Add a little sass to your home with an eye-catching office suite. Thrifty materials and supplies plus less-than-stellar flea market finds can go from serviceable to stunning with no overtime required.

Painted desk and chair

Why not design your workspace to inspire creativity? Essentials can be done up in your favorite happy colors, then stamped or stenciled with jaunty patterns.

Unpainted desk

It’s time to let your office reflect the real you! Find an old but serviceable desk like this one at a thrift store, flea market or tag sale. Paint your desk in an inspiring color and add new drawer pulls.

Desk drawer and hardware

For a successful project every time, follow the three P’s for painting furniture.

Prepare: Remove hardware. Clean wood with trisodium phosphate (TSP). Rinse and let dry. Use fine-grit sandpaper, then medium-grit, to remove the old finish and ensure paint adhesion. Wipe with a tack cloth.

Prime: Spray or brush on primer. Some products are available as primer and paint in one, but it’s always a good idea to prime when painting a light color over a dark finish or a satin/flat paint over a gloss or semi-gloss finish. Always use a primer when painting raw wood.

Paint: Count on interior latex paint unless using a specialty paint or technique. Brush, spray or roll on thin coats, sanding lightly between coats for a smooth finish. 

Unpainted chair

Next, upcycle a solid wooden seat with two contrasting tones. Choose a sturdy hardwood chair with simple lines like this one. It will work with almost any style of desk.

Painted and spounced chair back

For a finishing touch, embellish the chairback with stamped-on splotches in a graduated pattern. It’s a snap using an inexpensive sponge-tipped applicator known as a spouncer.

Painted memo board

Create a focal point for a wall to help organize and store your ideas and inspirations. A uniform coating of color on corkboard and frame unites the parts of an elementary school icon.

Painted bookshelf

After giving a plain bookcase a pale coral update, choose an exotic embellishment. The back of the shelving shown here features a Moroccan motif. Here’s how to get the look.

Stenciled bookcase panel

What You’ll Need

  • Bookshelf
  • Plastic drop cloth
  • Olympic latex paints: C20-1 Crumb Cookie and A25-5 Two To Tango
  • Paintbrush
  • Stencil adhesive
  • Disposable plate
  • Martha Stewart Arabesque Stencil
  • Large stencil brush
  • Paper towels
  • Finish sealer

Remove back of bookshelf and lay flat on work surface. Apply two coats of Crumb Cookie to the panel; let dry between coats.
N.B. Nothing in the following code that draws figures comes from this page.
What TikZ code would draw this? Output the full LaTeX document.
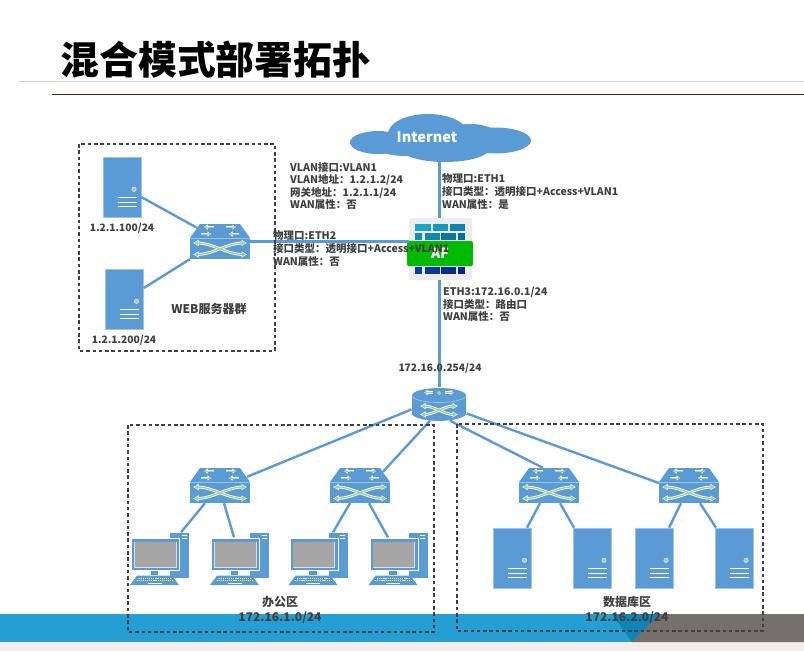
\documentclass[tikz,border=0pt]{standalone}
\usepackage{fontspec}
\setmainfont{Noto Sans CJK SC}
\usetikzlibrary{arrows.meta}
\definecolor{netblue}{HTML}{5B9BD5}
\definecolor{paleblue}{HTML}{9DC3E6}
\definecolor{palegreen}{HTML}{A9D18E}
\definecolor{labelgray}{HTML}{404040}
\definecolor{bandblue}{HTML}{259ED3}
\definecolor{banddark}{HTML}{0F84B8}
\definecolor{bandgray}{HTML}{76706C}
\definecolor{bandpale}{HTML}{F0EDEA}
\definecolor{afgreen}{HTML}{00BA00}
\definecolor{afgray}{HTML}{ECECEC}
\newcommand{\crossarrows}[3]{
    \draw[white,line width=2.8pt,{Latex[length=5.5pt,width=7pt]}-{Latex[length=5.5pt,width=7pt]}] (-#1,#2) .. controls (-#1*0.3,#2) and (#1*0.3,#3) .. (#1,#3);
    \draw[white,line width=2.8pt,{Latex[length=5.5pt,width=7pt]}-{Latex[length=5.5pt,width=7pt]}] (-#1,#3) .. controls (-#1*0.3,#3) and (#1*0.3,#2) .. (#1,#2);
    \draw[palegreen,line width=1.3pt,{Latex[length=4pt,width=4.5pt]}-{Latex[length=4pt,width=4.5pt]}] (-#1+0.8,#2) .. controls (-#1*0.3,#2) and (#1*0.3,#3) .. (#1-0.8,#3);
    \draw[palegreen,line width=1.3pt,{Latex[length=4pt,width=4.5pt]}-{Latex[length=4pt,width=4.5pt]}] (-#1+0.8,#3) .. controls (-#1*0.3,#3) and (#1*0.3,#2) .. (#1-0.8,#2);
}
\newcommand{\smallarrow}[3]{
    \draw[white,line width=2.6pt,-{Latex[length=3.5pt,width=6pt]}] (#1,#3) -- (#2,#3);
    \draw[palegreen,line width=1pt,-{Latex[length=2.5pt,width=3pt]}] (#1,#3) -- (#2,#3);
}
\begin{document}
\begin{tikzpicture}[x=1pt,y=-1pt]
    \tikzstyle{serverbox}=[rectangle,fill=netblue,draw=paleblue,line width=0.6pt,inner sep=0pt,minimum width=38pt,minimum height=60pt,
        path picture={\begin{scope}[shift={(path picture bounding box.center)},x=1pt,y=-1pt]
            \fill[palegreen,draw=paleblue!40,line width=0.5pt] (12,2.3) circle (2.2);
            \foreach \ly in {10.3,15,19.7} \draw[white,line width=0.9pt] (-4.5,\ly) -- (14.5,\ly);
        \end{scope}}]
    \tikzstyle{switchbox}=[rectangle,inner sep=0pt,minimum width=60pt,minimum height=35pt,
        path picture={\begin{scope}[shift={(path picture bounding box.center)},x=1pt,y=-1pt]
            \fill[netblue] (-20,-17.5) -- (20,-17.5) -- (30,-3.5) -- (-30,-3.5) -- cycle;
            \fill[netblue] (-30,-2.8) rectangle (30,17.5);
            \draw[paleblue,line width=0.5pt] (-30,-3.1) -- (30,-3.1);
            \crossarrows{27}{1.5}{13}
            \smallarrow{-6}{-16}{-14.5}
            \smallarrow{-19}{-9}{-7.5}
            \smallarrow{6}{16}{-14.5}
            \smallarrow{19}{9}{-7.5}
        \end{scope}}]
    \tikzstyle{routerbox}=[rectangle,inner sep=0pt,minimum width=55pt,minimum height=34pt,
        path picture={\begin{scope}[shift={(path picture bounding box.center)},x=1pt,y=-1pt]
            \fill[netblue] (-27,-9) -- (-27,10) .. controls (-20,18.5) and (20,18.5) .. (27,10) -- (27,-9) -- cycle;
            \fill[netblue] (0,-9) circle[x radius=27,y radius=7.5];
            \draw[paleblue,line width=0.7pt] (-27,-8) .. controls (-20,0) and (20,0) .. (27,-8);
            \crossarrows{19}{1.5}{10}
            \smallarrow{-6}{-15}{-12}
            \smallarrow{6}{15}{-12}
            \fill[palegreen] (0,-11.5) circle (2);
        \end{scope}}]
    \tikzstyle{pcbox}=[rectangle,inner sep=0pt,minimum width=60pt,minimum height=53pt,
        path picture={\begin{scope}[shift={(path picture bounding box.center)},x=1pt,y=-1pt]
            \fill[netblue] (10.5,-26) rectangle (29.5,19);
            \draw[white,line width=0.7pt] (22,-23.5) -- (27,-23.5) (22,-20.8) -- (27,-20.8);
            \fill[white] (-28.5,-21) rectangle (20.5,12);
            \fill[netblue] (-27.5,-20) rectangle (19.5,11);
            \fill[white!75!gray] (-25.5,-17.5) rectangle (17,8.5);
            \fill[gray!70] (-24.8,-16.7) rectangle (16,7.7);
            \fill[netblue] (-9,11.5) rectangle (-1.5,15.5);
            \fill[netblue] (-22.5,16.7) -- (12.5,16.7) -- (19.5,26) -- (-29.5,26) -- cycle;
            \draw[white,line width=1.1pt,dash pattern=on 1.2pt off 0.9pt] (-21,19.2) -- (12,19.2) (-23,21.6) -- (14,21.6);
            \draw[white,line width=0.9pt] (-12,24.3) -- (2,24.3);
        \end{scope}}]
    \tikzstyle{zonebox}=[draw=labelgray,line width=1.8pt,dash pattern=on 3.5pt off 2.8pt]
    \tikzstyle{netline}=[draw=netblue,line width=2.4pt]
    \tikzstyle{infotext}=[font=\fontsize{10.5}{12.6}\selectfont\bfseries,text=labelgray,inner sep=0pt,align=left,anchor=west]
    \tikzstyle{nametext}=[font=\fontsize{10.2}{15}\selectfont\bfseries,text=labelgray,inner sep=0pt,align=center]
    \tikzstyle{zonetext}=[font=\fontsize{12}{15}\selectfont\bfseries,text=labelgray,inner sep=0pt,align=center]
    \useasboundingbox (0,0) rectangle (804,651);
    \fill[white] (0,0) rectangle (804,651);
    \fill[bandpale] (0,642) rectangle (804,651);
    \fill[bandblue] (0,614) rectangle (804,642);
    \fill[banddark] (612,614) -- (660,614) -- (632,642) -- cycle;
    \fill[bandgray] (660,614) -- (804,614) -- (804,642) -- (632,642) -- cycle;
    \draw[black!18,line width=1pt] (19,81) -- (804,81);
    \draw[black!70!orange,line width=1pt] (52,94.5) -- (804,94.5);
    \node[font=\fontsize{38.8}{38.8}\selectfont\bfseries,inner sep=0pt,anchor=west] (title) at (60.5,60) {混合模式部署拓扑};
    \fill[netblue] (378,142.5) ellipse[x radius=28,y radius=11.5];
    \fill[netblue] (428,134) ellipse[x radius=40,y radius=20];
    \fill[netblue] (495,140.5) ellipse[x radius=36,y radius=13];
    \fill[netblue] (445,148) ellipse[x radius=45,y radius=14];
    \fill[netblue] (470,138) ellipse[x radius=30,y radius=14];
    \fill[netblue] (405,145) ellipse[x radius=30,y radius=11];
    \node[font=\fontsize{14.5}{15}\selectfont\bfseries,text=white,inner sep=0pt,minimum width=62pt] (internet) at (427,137) {Internet};
    \node[serverbox] (web1) at (122,187) {};
    \node[serverbox] (web2) at (124.5,299) {};
    \node[switchbox] (websw) at (220,241.5) {};
    \node[routerbox] (core) at (439,404.5) {};
    \node[switchbox] (officesw1) at (220,485.5) {};
    \node[switchbox] (officesw2) at (360,485.5) {};
    \node[switchbox] (datasw1) at (549,485.5) {};
    \node[switchbox] (datasw2) at (689,485.5) {};
    \node[pcbox] (pc1) at (159.5,559) {};
    \node[pcbox] (pc2) at (239.5,559) {};
    \node[pcbox] (pc3) at (318,559) {};
    \node[pcbox] (pc4) at (398,559) {};
    \node[serverbox] (db1) at (512.5,558) {};
    \node[serverbox] (db2) at (592,558) {};
    \node[serverbox] (db3) at (654,558) {};
    \node[serverbox] (db4) at (734,558) {};
    \node[rectangle,fill=afgray,rounded corners=1.5pt,inner sep=0pt,minimum width=63pt,minimum height=62pt] (af) at (440.5,249) {};
    \foreach \bx/\bw/\by/\bc in {415/16/224/1BA6C4,433/15/224/1797BC,450/15/224/1283AC,
        415/7/233/138FB5,425/15/233/1188B0,441/15/233/0E75A3,458/7/233/0C6A9A,
        415/7/267/0C3F96,425/15/267/0A3798,441/15/267/072A8E,458/7/267/06248A}
        {\definecolor{brickcolor}{HTML}{\bc}\fill[brickcolor] (\bx,\by) rectangle +(\bw,6.8);}
    \node[rectangle,fill=afgreen,rounded corners=1.5pt,text=white,inner sep=0pt,minimum width=66pt,minimum height=25pt,font=\fontsize{14}{14}\selectfont\bfseries] (afband) at (440,253.5) {AF};
    \draw[netline] ([xshift=12.5pt,yshift=-17pt]internet.south) -- ([xshift=-1pt]af.north);
    \draw[netline] ([xshift=-1pt]af.south) -- ([xshift=0.5pt]core.north);
    \draw[netline] (websw.east) -- (websw.east -| af.west);
    \draw[netline] ([yshift=-10pt]web1.east) -- ([xshift=-23pt,yshift=-4pt]websw.north);
    \draw[netline] ([yshift=11pt]web2.east) -- (websw.south west);
    \draw[netline] ([xshift=-15pt]officesw1.south) -- ([xshift=21.5pt]pc1.north);
    \draw[netline] ([xshift=4pt]officesw1.south) -- ([xshift=-5.5pt,yshift=-5pt]pc2.north);
    \draw[netline] ([xshift=-10pt]officesw2.south) -- ([xshift=15pt]pc3.north);
    \draw[netline] ([xshift=9pt]officesw2.south) -- ([xshift=-10pt,yshift=-5pt]pc4.north);
    \draw[netline] ([xshift=-9pt]datasw1.south) -- ([xshift=14.5pt]db1.north);
    \draw[netline] ([xshift=11pt]datasw1.south) -- ([xshift=-18pt]db2.north);
    \draw[netline] ([xshift=-8pt]datasw2.south) -- ([xshift=15pt]db3.north);
    \draw[netline] ([xshift=11pt]datasw2.south) -- ([xshift=-18pt]db4.north);
    \draw[netline] ([yshift=-5pt]core.west) -- ([xshift=27pt,yshift=-9pt]officesw1.north);
    \draw[netline] ([xshift=-9pt,yshift=1pt]core.south) -- ([xshift=23pt,yshift=-4pt]officesw2.north);
    \draw[netline] ([xshift=11pt,yshift=1pt]core.south) -- ([xshift=-6pt]datasw1.north);
    \draw[netline] ([yshift=-9pt]core.east) -- ([yshift=2.5pt]datasw2.west);
    \draw[zonebox] (79,144) rectangle (275,351);
    \draw[zonebox] (128,425) rectangle (434,632);
    \draw[zonebox] (457,424) rectangle (763,631);
    \node[infotext] (vlaninfo) at (290,186) {VLAN接口:VLAN1\\VLAN地址：1.2.1.2/24\\网关地址：1.2.1.1/24\\WAN属性：否};
    \node[infotext] (eth1info) at (442,191.5) {物理口:ETH1\\接口类型：透明接口+Access+VLAN1\\WAN属性：是};
    \node[infotext] (eth2info) at (273,248.5) {物理口:ETH2\\接口类型：透明接口+Access+VLAN1\\WAN属性：否};
    \node[infotext] (eth3info) at (443,304.5) {ETH3:172.16.0.1/24\\接口类型：路由口\\WAN属性：否};
    \node[nametext] (corename) at (440,368) {172.16.0.254/24};
    \node[nametext] (web1name) at (122,228) {1.2.1.100/24};
    \node[nametext] (web2name) at (124,340.5) {1.2.1.200/24};
    \node[zonetext] (webname) at (209,308.5) {WEB服务器群};
    \node[zonetext] (officename) at (280,609.5) {办公区\\172.16.1.0/24};
    \node[zonetext] (dataname) at (627,609.5) {数据库区\\172.16.2.0/24};
\end{tikzpicture}
\end{document}
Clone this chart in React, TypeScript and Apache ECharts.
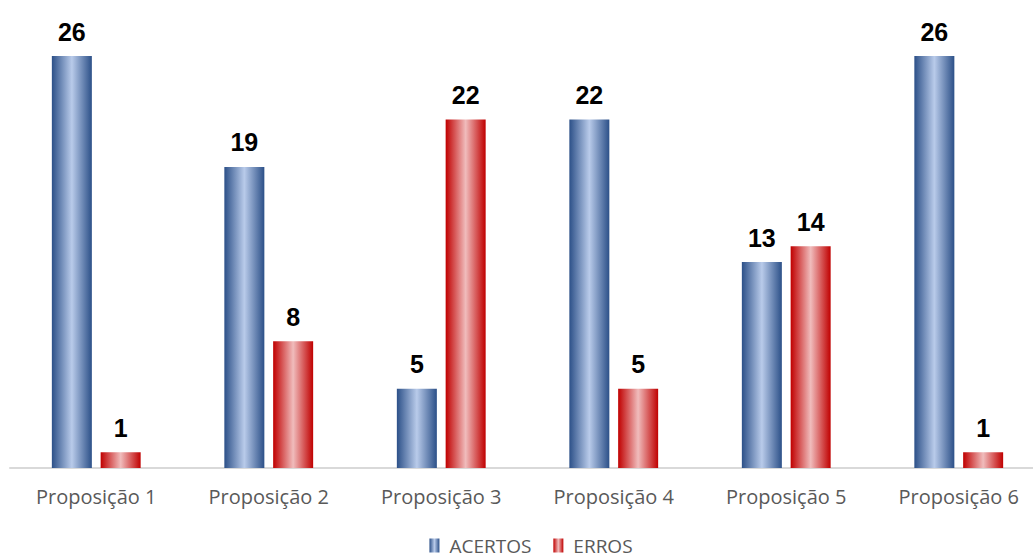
import React, { useEffect, useRef } from "react";
import * as echarts from "echarts";

const categories = ["Proposição 1", "Proposição 2", "Proposição 3", "Proposição 4", "Proposição 5", "Proposição 6"];
const acertos = [26, 19, 5, 22, 13, 26];
const erros = [1, 8, 22, 5, 14, 1];

const blueGrad = new echarts.graphic.LinearGradient(0, 0, 1, 0, [
  { offset: 0, color: "#2C5088" },
  { offset: 0.5, color: "#B9CBEA" },
  { offset: 1, color: "#2C5088" },
]);
const redGrad = new echarts.graphic.LinearGradient(0, 0, 1, 0, [
  { offset: 0, color: "#C00000" },
  { offset: 0.5, color: "#F0BCBC" },
  { offset: 1, color: "#C00000" },
]);

export default function App() {
  const ref = useRef<HTMLDivElement>(null);
  useEffect(() => {
    const chart = echarts.init(ref.current!, null, { renderer: "svg" });
    const label = {
      show: true,
      position: "top" as const,
      distance: 12,
      fontFamily: "Liberation Sans, Arial, sans-serif",
      fontWeight: "bold" as const,
      fontSize: 25,
      color: "#000",
    };
    chart.setOption({
      animation: false,
      grid: { left: 10, width: 1035, top: 56, bottom: 92, containLabel: false },
      legend: {
        bottom: 0,
        left: "center",
        icon: "rect",
        itemWidth: 10,
        itemHeight: 14,
        itemGap: 22,
        textStyle: {
          fontSize: 19,
          lineHeight: 19,
          color: "#595959",
          fontFamily: "Open Sans, sans-serif",
          padding: [0, 0, 0, 5],
        },
        data: ["ACERTOS", "ERROS"],
      },
      xAxis: {
        type: "category",
        data: categories,
        axisLine: { lineStyle: { color: "#D9D9D9", width: 2 } },
        axisTick: { show: false },
        axisLabel: {
          fontSize: 20,
          color: "#595959",
          margin: 18,
          fontFamily: "Open Sans, sans-serif",
        },
      },
      yAxis: { type: "value", min: 0, max: 26, show: false, splitLine: { show: false } },
      series: [
        {
          name: "ACERTOS",
          type: "bar",
          data: acertos,
          barWidth: 40,
          barGap: "22%",
          itemStyle: { color: blueGrad },
          label,
        },
        {
          name: "ERROS",
          type: "bar",
          data: erros,
          barWidth: 40,
          itemStyle: { color: redGrad },
          label,
        },
      ],
    });
    return () => chart.dispose();
  }, []);
  return (
    <div
      style={{
        position: "fixed",
        left: 0,
        top: 0,
        width: 1033,
        height: 560,
        overflow: "hidden",
        background: "#fff",
      }}
    >
      <div ref={ref} style={{ width: 1062, height: 560 }} />
    </div>
  );
}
Spray back of stencil with adhesive. Apply stencil, lining it up with top of the panel.

Gently pat and smooth stencil to ensure all areas are well adhered.
Pour small amount of Two To Tango onto plate. Pick up a scant amount on the tips of brush bristles. Dab off excess onto stack of paper towels. Apply paint to stencil openings using an up-and-down pouncing motion. Remove stencil; let dry.

Move stencil to the repeat position and apply a row of motifs horizontally across the entire panel. Spray back of stencil with adhesive as needed. Stencil row by row to the bottom. After all panels are dry, apply two or three coats of finish sealer. Let dry.

Moroccan motif box

Storage need not look stuffy. Customize papier-mâché boxes with a stenciled Moroccan trellis design.

Group of vintage globes

A trio of vintage globes dating from the 1930s to 50s tops the painted bookcase and brings all the color notes in the space together.

The sentiments printed on this pre WWII Golden Rule globe bank from 1938 are as important now as they were then.